Implementing Natural Policy Gradient based algorithm including TRPO

peterzcc / Arena

0 stars 1 forks source link

Implementing Natural Policy Gradient based algorithm including TRPO #17

Closed peterzcc closed 7 years ago

peterzcc commented 7 years ago

I will start implementing a TRPO with GAE algorithm today. The conjugate gradient optimization algorithm will first be implemented using python API, which could be optimized later.

peterzcc commented 7 years ago

I think the implementation here seems sufficient for now.

peterzcc commented 7 years ago

Something that could be challenging to implement is the Fisher Vector Product. In this section, we need to have a second-order gradient. However, we don't have a symbol that computes the Gradient in MXNet, we may need to perform backward() manually then. Thinking of a way to realize it.

flyers commented 7 years ago

Yes, computing second-order gradient is the tricky part. Looks like that we have to do it manually in mxnet.

peterzcc commented 7 years ago

One thing I don't understand is that in the rllab's implementation, it seems like they use a different method. However the rllab's conjugate gradient implementation is not very readable and I didn't fully understand it.

sxjscience commented 7 years ago

Automatically computing Hessian matrix is currently not supported in MXNet. Could we use some simplified version that only needs the first-order differential?

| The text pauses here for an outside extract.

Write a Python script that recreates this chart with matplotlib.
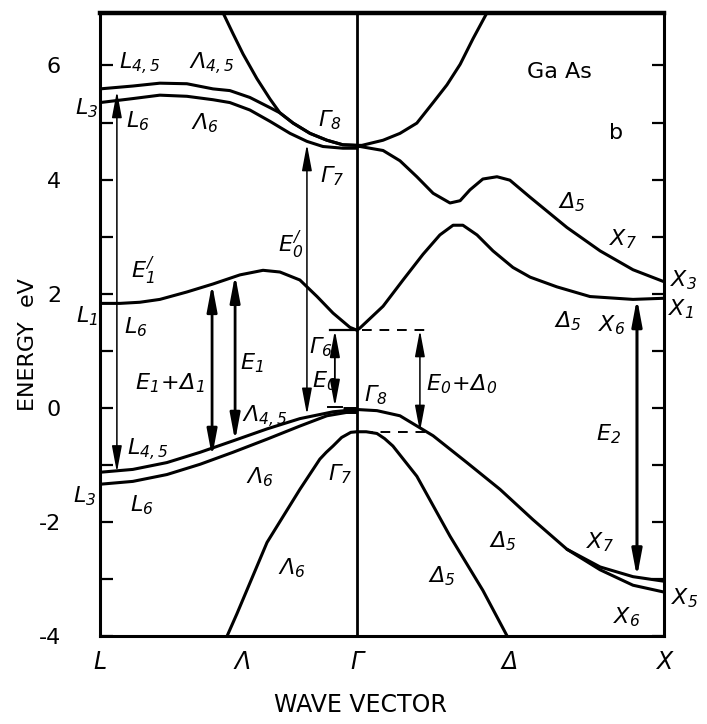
import matplotlib.pyplot as plt

plt.rcParams['font.family'] = 'DejaVu Sans'
plt.rcParams['mathtext.fontset'] = 'custom'
plt.rcParams['mathtext.rm'] = 'DejaVu Sans:italic'
plt.rcParams['mathtext.it'] = 'DejaVu Sans:italic'
plt.rcParams['mathtext.bf'] = 'DejaVu Sans:bold:italic'

# wave vector axis: Gamma = 0, X = 1, L on the negative side
K_L, K_G, K_X = -0.837, 0.0, 1.0
kpoints = [K_L, -0.372, K_G, 0.498, K_X]
kpoint_labels = ['L', 'Λ', 'Γ', 'Δ', 'X']

E_MIN, E_MAX = -4.0, 6.92
E_G6, E_G8, E_G7 = 1.36, -0.03, -0.42

# conduction bands, L side
k_c3_left = [-0.436, -0.404, -0.371, -0.326, -0.283, -0.251, -0.208, -0.153, -0.098, -0.046, 0.0]
e_c3_left = [6.92, 6.56, 6.20, 5.77, 5.41, 5.17, 4.99, 4.81, 4.69, 4.61, 4.60]
k_c45_left = [-0.837, -0.730, -0.642, -0.554, -0.469, -0.414, -0.349, -0.283, -0.251, -0.208,
              -0.153, -0.098, -0.046, 0.0]
e_c45_left = [5.59, 5.64, 5.69, 5.68, 5.59, 5.56, 5.44, 5.26, 5.17, 4.99, 4.81, 4.69, 4.61, 4.60]
k_c6_left = [-0.837, -0.730, -0.642, -0.554, -0.469, -0.414, -0.349, -0.283, -0.218, -0.163,
             -0.111, -0.046, 0.0]
e_c6_left = [5.35, 5.42, 5.48, 5.46, 5.40, 5.35, 5.22, 5.02, 4.81, 4.67, 4.58, 4.55, 4.55]
k_c1_left = [-0.837, -0.772, -0.707, -0.642, -0.554, -0.469, -0.381, -0.306, -0.251, -0.186,
             -0.130, -0.078, -0.023, 0.0]
e_c1_left = [1.83, 1.83, 1.85, 1.90, 2.03, 2.17, 2.33, 2.41, 2.38, 2.24, 1.95, 1.66, 1.41, 1.36]

# conduction bands, X side
k_c3_right = [0.0, 0.016, 0.085, 0.140, 0.195, 0.248, 0.293, 0.336, 0.378, 0.423]
e_c3_right = [4.60, 4.60, 4.69, 4.81, 4.99, 5.35, 5.66, 6.02, 6.47, 6.92]
k_c5_right = [0.0, 0.010, 0.085, 0.140, 0.195, 0.248, 0.303, 0.336, 0.368, 0.410, 0.456, 0.498,
              0.564, 0.684, 0.792, 0.899, 1.0]
e_c5_right = [4.58, 4.58, 4.51, 4.33, 4.05, 3.76, 3.59, 3.63, 3.82, 4.01, 4.05, 3.99, 3.69, 3.16,
              2.75, 2.42, 2.21]
k_c1_right = [0.0, 0.010, 0.085, 0.150, 0.215, 0.270, 0.313, 0.345, 0.391, 0.443, 0.508, 0.564,
              0.651, 0.759, 0.899, 1.0]
e_c1_right = [1.36, 1.40, 1.78, 2.24, 2.69, 3.03, 3.20, 3.20, 3.03, 2.75, 2.46, 2.29, 2.12, 1.95,
              1.90, 1.92]

# valence bands, L side
k_v45_left = [-0.837, -0.730, -0.619, -0.511, -0.404, -0.293, -0.186, -0.078, 0.0]
e_v45_left = [-1.13, -1.08, -0.96, -0.78, -0.58, -0.37, -0.19, -0.07, -0.03]
k_v6_left = [-0.837, -0.730, -0.619, -0.511, -0.404, -0.293, -0.186, -0.098, 0.0]
e_v6_left = [-1.34, -1.29, -1.17, -0.99, -0.78, -0.55, -0.32, -0.14, -0.05]
k_so_left = [0.0, -0.020, -0.050, -0.078, -0.100, -0.121, -0.186, -0.293, -0.391, -0.423]
e_so_left = [-0.42, -0.43, -0.52, -0.67, -0.78, -0.90, -1.43, -2.36, -3.61, -4.0]

# valence bands, X side
k_v5_right = [0.0, 0.065, 0.140, 0.248, 0.358, 0.466, 0.573, 0.684, 0.792, 0.899, 1.0]
e_v5_right = [-0.03, -0.05, -0.14, -0.49, -0.96, -1.43, -1.96, -2.48, -2.79, -2.96, -3.04]
k_x6_right = [0.684, 0.792, 0.899, 1.0]
e_x6_right = [-2.48, -2.84, -3.11, -3.23]
k_so_right = [0.0, 0.030, 0.065, 0.090, 0.117, 0.195, 0.303, 0.410, 0.489]
e_so_right = [-0.42, -0.42, -0.45, -0.54, -0.67, -1.20, -2.25, -3.20, -4.0]

bands = [
    (k_c3_left, e_c3_left), (k_c45_left, e_c45_left), (k_c6_left, e_c6_left),
    (k_c1_left, e_c1_left), (k_c3_right, e_c3_right), (k_c5_right, e_c5_right),
    (k_c1_right, e_c1_right), (k_v45_left, e_v45_left), (k_v6_left, e_v6_left),
    (k_so_left, e_so_left), (k_v5_right, e_v5_right), (k_x6_right, e_x6_right),
    (k_so_right, e_so_right),
]

# optical transitions: (k, lower energy, upper energy, line width)
transitions = [
    (-0.782, -1.13, 5.55, 1.1),   # E1'
    (-0.472, -0.86, 2.17, 2.0),   # E1 + Delta1
    (-0.397, -0.58, 2.33, 2.0),   # E1
    (-0.163, -0.12, 4.62, 1.1),   # E0'
    (-0.072, 0.02, 1.36, 1.3),    # E0
    (0.205, E_G7, E_G6, 1.1),     # E0 + Delta0
    (0.912, -2.97, 1.92, 2.2),    # E2
]

labels = [
    (r'$L_{4,5}$', -0.707, 6.03), (r'$\Lambda_{4,5}$', -0.472, 6.03),
    (r'$L_3$', -0.879, 5.26), (r'$L_6$', -0.713, 5.02), (r'$\Lambda_6$', -0.495, 4.98),
    (r'$\Gamma_8$', -0.088, 5.04), (r'$\Gamma_7$', -0.081, 4.06),
    (r'$E^{/}_1$', -0.697, 2.40), (r'$E^{/}_0$', -0.215, 2.86),
    (r'$L_1$', -0.879, 1.61), (r'$L_6$', -0.720, 1.41),
    (r'$\Gamma_6$', -0.117, 1.07), (r'$E_0$', -0.104, 0.46), (r'$\Gamma_8$', 0.062, 0.22),
    (r'$E_0\!+\!\Delta_0$', 0.342, 0.42), (r'$E_1$', -0.342, 0.78),
    (r'$E_1\!+\!\Delta_1$', -0.609, 0.43), (r'$\Lambda_{4,5}$', -0.300, -0.16),
    (r'$L_{4,5}$', -0.681, -0.73), (r'$\Lambda_6$', -0.316, -1.22),
    (r'$L_3$', -0.886, -1.55), (r'$L_6$', -0.700, -1.71), (r'$\Gamma_7$', -0.055, -1.17),
    (r'$\Lambda_6$', -0.212, -2.82), (r'$\Delta_5$', 0.476, -2.33), (r'$\Delta_5$', 0.277, -2.96),
    (r'$X_7$', 0.792, -2.35), (r'$X_5$', 1.068, -3.33), (r'$X_6$', 0.879, -3.67),
    (r'$E_2$', 0.818, -0.46), (r'$\Delta_5$', 0.700, 3.61), (r'$X_7$', 0.866, 2.96),
    (r'$X_3$', 1.062, 2.24), (r'$X_1$', 1.055, 1.72), (r'$\Delta_5$', 0.687, 1.52),
    (r'$X_6$', 0.831, 1.45),
]

fig = plt.figure(figsize=(7.07, 7.24), dpi=100)
ax = fig.add_axes([100 / 707, 88 / 724, 564 / 707, 623 / 724])
ax.set_xlim(K_L, K_X)
ax.set_ylim(E_MIN, E_MAX)

for k, e in bands:
    ax.plot(k, e, color='k', lw=2.2, solid_capstyle='round', solid_joinstyle='round')

# Gamma line
ax.axvline(K_G, color='k', lw=2.0)

# Gamma6 and Gamma7 reference levels
ax.plot([-0.088, 0.0], [E_G6, E_G6], color='k', lw=1.6)
ax.plot([0.016, 0.228], [E_G6, E_G6], color='k', lw=1.4, ls=(0, (5, 4)))
ax.plot([0.02, 0.228], [E_G7, E_G7], color='k', lw=1.4, ls=(0, (5, 4)))
ax.plot([-0.095, -0.05], [0.02, 0.02], color='k', lw=1.4)
ax.plot([-0.045, 0.0], [E_G8, E_G8], color='k', lw=5, solid_capstyle='butt')

for k, lo, hi, lw in transitions:
    ax.annotate('', xy=(k, hi), xytext=(k, lo),
                arrowprops=dict(arrowstyle='<|-|>,head_length=1.6,head_width=0.3',
                                lw=lw, color='k', shrinkA=0, shrinkB=0))

for txt, k, e in labels:
    ax.text(k, e, txt, fontsize=16, ha='center', va='center', clip_on=False)

ax.text(0.661, 5.89, 'Ga As', fontsize=16, ha='center', va='center')
ax.text(0.844, 4.81, 'b', fontsize=16, ha='center', va='center')

ax.set_yticks(range(-4, 7))
ax.set_yticklabels(['-4', '', '-2', '', '0', '', '2', '', '4', '', '6'])
ax.tick_params(axis='y', direction='in', length=9, width=1.6, left=True, right=True,
               labelsize=16, pad=28)
ax.set_xticks(kpoints)
ax.set_xticklabels(kpoint_labels, fontstyle='italic')
ax.tick_params(axis='x', length=0, labelsize=17, pad=10)

for side in ['left', 'right', 'bottom']:
    ax.spines[side].set_linewidth(2.2)
ax.spines['top'].set_linewidth(3.2)

fig.text(360 / 707, 19 / 724, 'WAVE VECTOR', fontsize=17, ha='center', va='center')
fig.text(28 / 707, 1 - 345 / 724, 'ENERGY  eV', fontsize=16, rotation=90,
         ha='center', va='center')

fig.savefig('out.png', dpi=100)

flyers commented 7 years ago

@peterzcc You can refer to the supplementary material of the original TRPO paper. It introduces two different implementation methods. The difference is how to compute the Fisher Vector Product. The first one use the Fisher Information Matrix to compute, which has simple form for some specific distributions. The second one just uses more generic Hessian-vector product. rllab's implementation uses the second one since computing Hessian is done by theano. However, I think in mxnet we have to use the first one.